En el país donde los árboles genealógicos se agitan como sombrillas en temporada de calor político, Ignacio Mier Velasco ha encontrado su mantra salvavidas:
“Soy primo… pero lejano”.
Y así, armado con el Código Civil en una mano y el retrato de familia en la otra, ha salido a defender lo indefendible: su derecho natural, casi hereditario, a gobernar Puebla, como si el apellido bastara y el octavo grado de parentesco lo absolviera de la sospecha pública.
Pero el problema no es la sangre. Es la sobredosis de soberbia
Todo se desató con una frase que sonó a bomba:
“Nadie puede negar a su familia.”
La soltó el gobernador Alejandro Armenta, con tono sereno pero intención quirúrgica. Y el eco fue tan potente que reunió de urgencia a la familia Mier en su sala de guerra: queso botanero, egos tibios, y plan de defensa.
—“Machito, tú sales a medios.”
—“Daniela, tú sigue en la oficina de Igualdad.”
—“Yo, el patriarca, recordaré que la ley no me impide nada… porque yo la redacté.”
Estrategia clásica del viejo régimen: si no hay ley que me frene, entonces que hablen de grados, no de ética.
Pero el pueblo tiene memoria. Y no olvida la escena de 2024, cuando se anunció que el candidato a gobernador de Morena sería Alejandro Armenta. Nacho, en lugar de mostrar institucionalidad, se levantó de la rueda de prensa, cara larga, edecán fúnebre a su lado, y desapareció por la puerta trasera.
No felicitó. No acompañó. No unió.
Huyó. Como quien no tolera perder en público. Como quien confunde dignidad con ausencia.
Esa escena fue más reveladora que cualquier encuesta:
la derrota le dolió más que el parentesco.
Y mientras el padre defiende su derecho a volver a intentarlo en 2030, sus hijos mantienen encendida la maquinaria de la conveniencia.
- Ignacio “Machito” Mier, diputado federal, sale a defenderlo en medios con tono de joven notario: todo legal, todo permitido, todo a favor…
Pero sin una sola palabra sobre Tecamachalco, donde policías bajo su mando ejecutaron a ministeriales y su administración quedó marcada por el desaseo financiero. - Daniela Mier, tras un paso opaco por el Congreso local, fue acomodada primero como subsecretaria de Igualdad y ahora como titular de la Unidad de Género.
No por mérito, sino por apellido, en un cargo que suena más a premio de consolación que a política pública.
Pero el verdadero drama de Nacho Mier no es la familia, ni la ley. Es el contexto. Todo esto ocurre en medio de la tormenta que azota al viejo linaje político del obradorismo.

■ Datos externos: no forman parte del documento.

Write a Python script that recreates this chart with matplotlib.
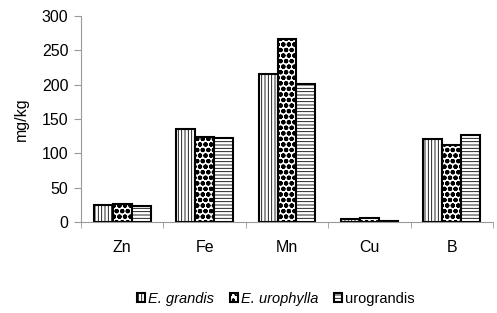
import matplotlib
matplotlib.use("Agg")
import matplotlib.pyplot as plt
import numpy as np

plt.rcParams['font.family'] = ['Liberation Sans', 'DejaVu Sans']
plt.rcParams['hatch.linewidth'] = 0.6

categories = ["Zn", "Fe", "Mn", "Cu", "B"]
e_grandis = [24.5, 136, 216, 4, 121]
e_urophylla = [26, 123, 267, 6, 112]
urograndis = [23, 122, 201, 1, 126]
series_names = ["E. grandis", "E. urophylla", "urograndis"]
yticks = [0, 50, 100, 150, 200, 250, 300]

fig = plt.figure(figsize=(4.97, 3.13), dpi=100)
ax = fig.add_axes([0.163, 0.291, 0.829, 0.658])

x = np.arange(len(categories))
w = 0.23
hatches = ['|||||', 'ooo', '-----']
hatch_lw = [0.6, 1.5, 0.6]
series = [e_grandis, e_urophylla, urograndis]
bars = []
for i, (vals, h, name) in enumerate(zip(series, hatches, series_names)):
    b = ax.bar(x + (i - 1) * w, vals, w, facecolor='white', edgecolor='black',
               linewidth=1.5, hatch=h, label=name)
    for p in b:
        try:
            p.set_hatch_linewidth(hatch_lw[i])
        except AttributeError:
            pass
    bars.append(b)

ax.set_xlim(-0.5, len(categories) - 0.5)
ax.set_ylim(0, 300)
ax.set_yticks(yticks)
ax.set_yticklabels([str(t) for t in yticks], fontsize=11.5)
ax.set_xticks(x)
ax.set_xticklabels(categories, fontsize=11.5)
ax.tick_params(axis='x', length=0, pad=13)
ax.set_xticks(np.arange(-0.5, len(categories), 1), minor=True)
ax.tick_params(axis='x', which='minor', length=4, color='#999999', direction='out')
ax.tick_params(axis='y', length=5, color='#999999', direction='out', pad=4)
for s in ['top', 'right']:
    ax.spines[s].set_visible(False)
for s in ['left', 'bottom']:
    ax.spines[s].set_color('#999999')
    ax.spines[s].set_linewidth(0.8)
ax.set_ylabel("mg/kg", fontsize=11.5, labelpad=9)

leg = fig.legend(handles=bars, labels=series_names, loc='center',
                 bbox_to_anchor=(0.555, 0.045), ncol=3, frameon=False,
                 fontsize=10.5, handlelength=0.55, handleheight=0.55,
                 handletextpad=0.2, columnspacing=1.1)
for t in leg.get_texts()[:2]:
    t.set_style('italic')

fig.savefig("out.png", dpi=100)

Ese bloque que fue poderoso en su momento, y hoy se reacomoda entre ruinas y silencios incómodos.
- Adán Augusto, antes el delfín, hoy es un recuerdo que nadie quiere foto con él.
- Manuel Bartlett, símbolo del priismo eterno, ha perdido influencia incluso en su propio feudo y se dice su familia indagada por la UIF
- Y Nacho Mier, quien coqueteó con ambos y se sentó en su mesa, hoy está políticamente huérfano.
Sin el respaldo del expresidente. Sin el beneplácito de Claudia Sheinbaum. Y sin el calor local de Armenta, que ya le mandó el mensaje: no cuentes conmigo para tu causa familiar.
Por eso su obsesión con 2030.
Por eso la insistencia enfermiza en una candidatura que no le toca, ni le cabe.
Porque sabe —muy en el fondo— que es su última oportunidad de sostener el mito de que todavía pesa algo en Puebla.
Lo más ridículo es que todo esto ocurre en 2025 faltan cinco años. Y ya Nacho Mier anda apartando el trono, como quien reserva el pastel, sin saber si lo invitarán a la fiesta.
Esa ansiedad lo retrata mejor que su árbol genealógico. Porque cuando alguien se aferra tan temprano a lo que no ha llegado, no revela estrategia, sino desesperación terminal.
La Cuarta Transformación prometió romper con los apellidos heredados, con los pactos familiares, con el poder como herencia. Pero Nacho Mier no entendió nada. Sigue actuando como si el apellido fuera franquicia. Como si Puebla fuera feudo y como si la dignidad pudiera reemplazarse con argumentos legales.
Ignacio Mier podrá estar en octavo grado del gobernador. Pero está en primer lugar de los que más se aferran, y en el último de los que entienden que su momento ya pasó.
Su historia ya no es la de un político de oficio, sino la de un hombre que confundió legado con privilegio, y que insiste en gobernar una tierra que ya no lo quiere, no lo necesita y no lo reconoce.
Y eso, ni con edecán, ni con apellido, ni con árbol genealógico, se puede tapar.